Wednesday, September 12, 2012

Those numbers amount to a potential erosion of the gains in young minority voter participation over the two previous presidential election cycles, the analysis said.

In 2004, turnout for minority voters ages 18-24 was 44 percent for blacks, 20.4 percent for Hispanics, and 23.4 percent for Asian-Americans. In 2008, 52.3 percent of young blacks, 27.4 percent of young Latinos and 27.8 percent of young Asian-Americans turned out to vote.

Young blacks and Hispanics would be hard hit by the identification requirement, said Judith Browne-Dianis, director of The Advancement Project, which has filed legal challenges to various state voter ID laws. And since a disproportionate number of those potential voters are women, “that means at the end, young women may be the hardest hit,” she said.

“People showed up in ’08 in record numbers,” Browne-Dianis said. “They can do it again, they’re just going to have to jump a hurdle. But it’s worth it.”

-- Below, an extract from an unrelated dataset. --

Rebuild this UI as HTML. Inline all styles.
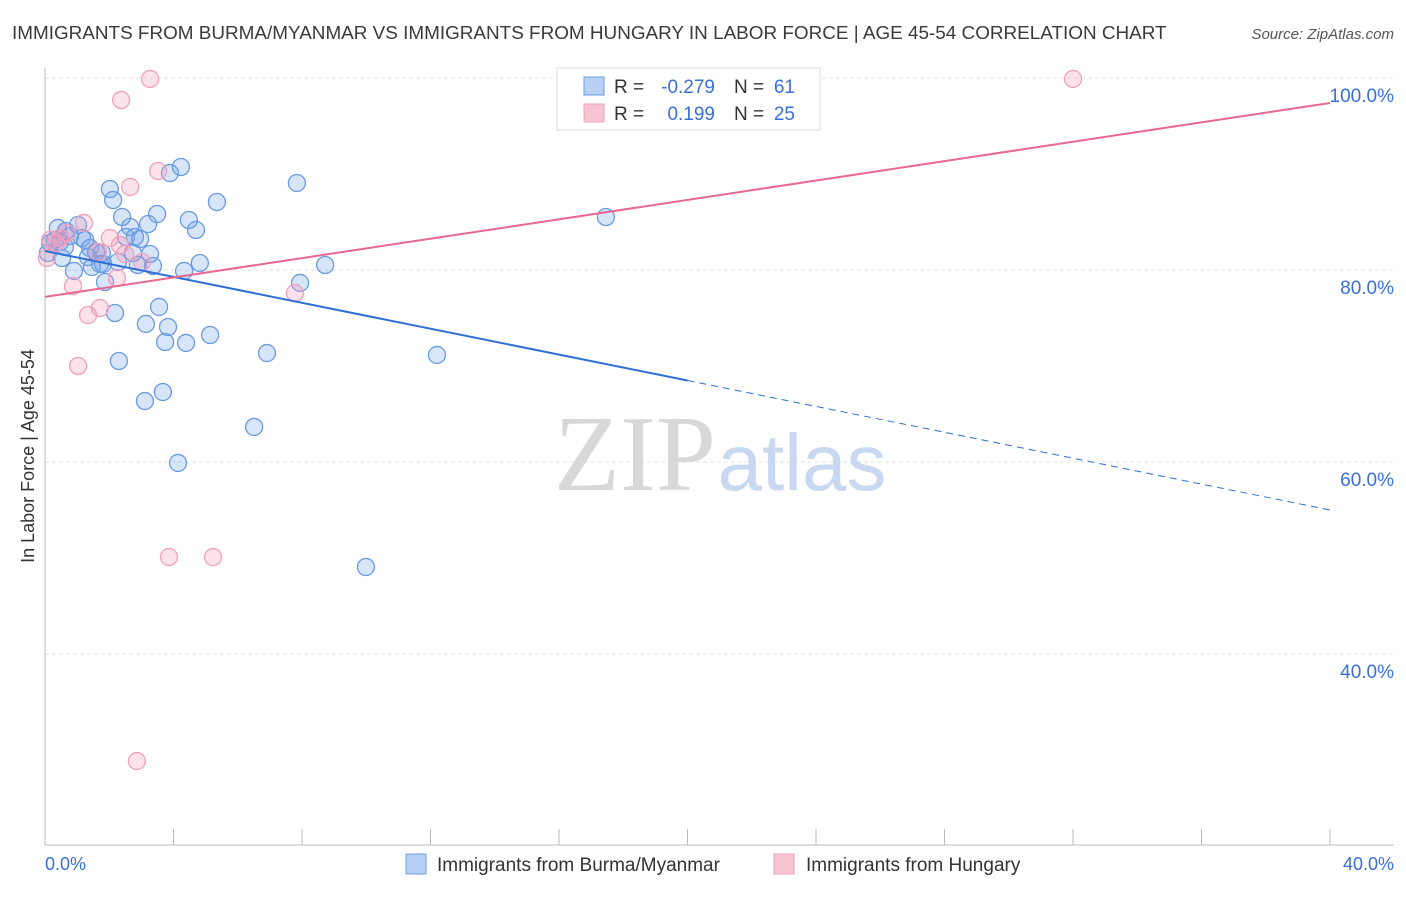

Other findings in the Cohen and Rogowski study include:

—Changes in Florida’s voting laws could leave more than 100,000 young minority voters unable to vote, far more than the 537-vote margin of victory for George W. Bush in the contested 2000 presidential election.

—If Pennsylvania’s photo ID law is upheld by the state Supreme Court, 37,000 to 44,000 young voters of color may stay home, or be unable to vote.